Part of the genius of “Russian Doll”—an early-arriving series so strong, so wholly original, that it’s mercifully avoided the dreaded recency bias—is that you can take it at face value and walk away deeply satisfied, fulfilled, challenged, surprised, and ready to dive back in again. A woman is in the bathroom (“Gotta get up, gotta get out … ”) at a party in her honor (“Sweet birthday baby!”); sometime thereafter, she dies. (Stairs are a particularly tough proposition.) Then it all starts over again, the cycle repeating in endless variations, eventually sending her into the path of Alan (Charlie Barnett), who’s experiencing exactly the same thing. Great, right? What creators Amy Poehler, Leslye Headland, and Natasha Lyonne (also the star) achieve in just that story, on just that level, is no small thing. But like the loops within loops, “Russian Doll” also contains layers beneath its surface, exploring issues of mortality, depression, self-destruction, inherited trauma, and the importance of friendship between takes of that Harry Nilsson song. What a marvel. What a delight. What, like Thursday, a concept.
There’s much to celebrate about “Unbelievable” because of what it is: a superb adaptation of a very important story (from ProPublica and “This American Life”), brought to life by a cast of some of the great actors of this generation, some big stars (Toni Colette), some on the rise (Kaitlyn Dever, who had a hell of a year), some undersung greats (Merritt Wever), and a slew of reliable talents (Danielle Macdonald, Dale Dickey, Annaleigh Ashford, Elizabeth Marvel, Bridget Everett, the list goes on). There’s also much to celebrate about what it isn’t.
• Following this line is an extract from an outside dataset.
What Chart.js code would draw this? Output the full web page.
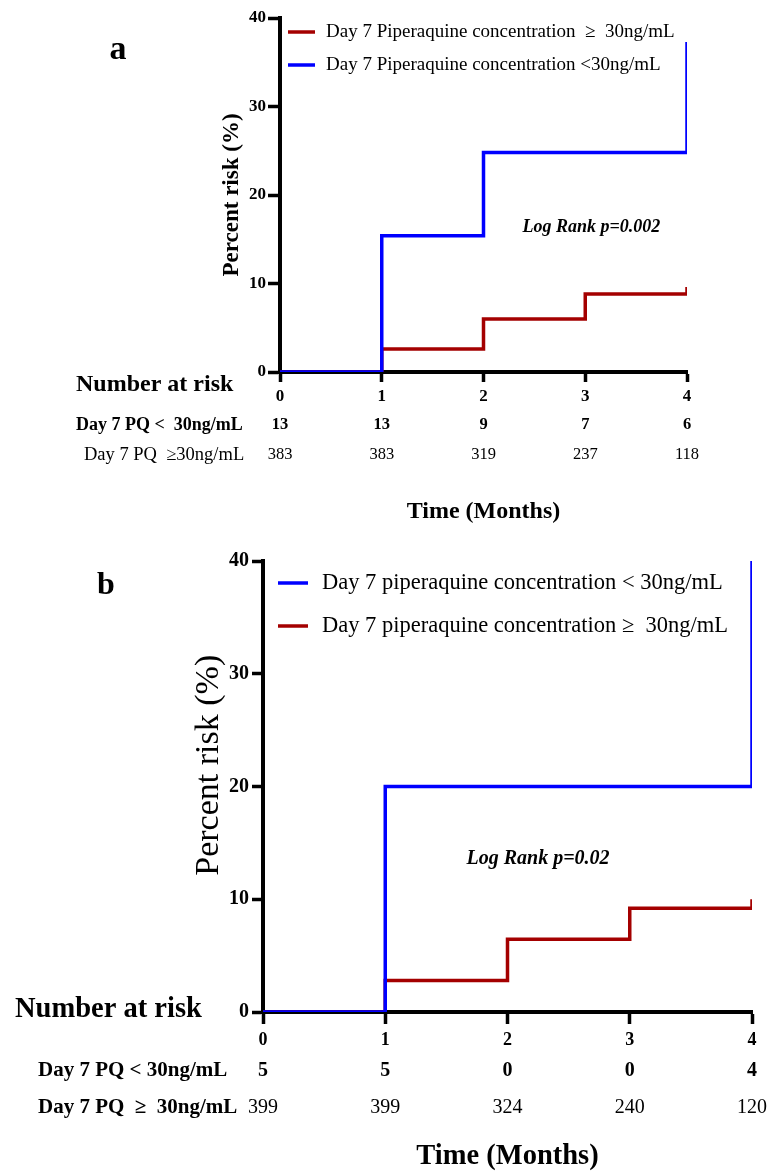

There are no shortage of well-meaning series out there about rape survivors, but “Unbelievable” stands out thanks to its near-total disinterest in the rapist; many series and films are intent on depicting the horrors of rape, but few do so with the survivor’s perspective at its heart, and fewer still take the trouble to explore the incredible harm that can be done well after the initial crime was committed. “Unbelievable” is, on its surface, a terrific, deeply empathetic procedural, two hardworking cops moving slowly toward a victim they don’t even know exists, but who they’re fighting for all the same. It is also, on another level, a revolutionary piece of storytelling—frank, honest, and uninterested in convincing you that rape is bad. The problem is much bigger than “rape is bad,” and so is this remarkable series.
Forget the Hot Priest. “Fleabag” isn’t about the Hot Priest. Okay, it is a little—and the new audience for this once underseen, all-time great TV comedy is certainly allllllll about the Hot Priest—but when Fleabag (Phoebe Waller-Bridge) turns to the camera in the opening moments of one of the best single seasons of any television show, ever, and says “This is a love story,” she’s not talking about the damned Hot Priest (Andrew Scott, who to be fair is very good, and yes, very hot). She’s talking about her sister, Claire (Sian Clifford), and their tumultuous, sometimes fragile, but foundational bond. She’s talking about God, though not for herself, and she’s talking about haircuts, for everyone. She’s also talking about us, on the other side of the camera, the confidant she willed into being, and the importance (and sexiness) of being truly listened to and seen by someone, since the Hot Priest is aware of our presence when no one else is. And she’s talking about herself. There’s never been a sweeter, more acidic, gentler and crueler exploration of grief, self-loathing, and the constant struggle to be okay than the second season of “Fleabag,” except perhaps the first season of “Fleabag.” If it took a Hot Priest to get people to watch, so be it.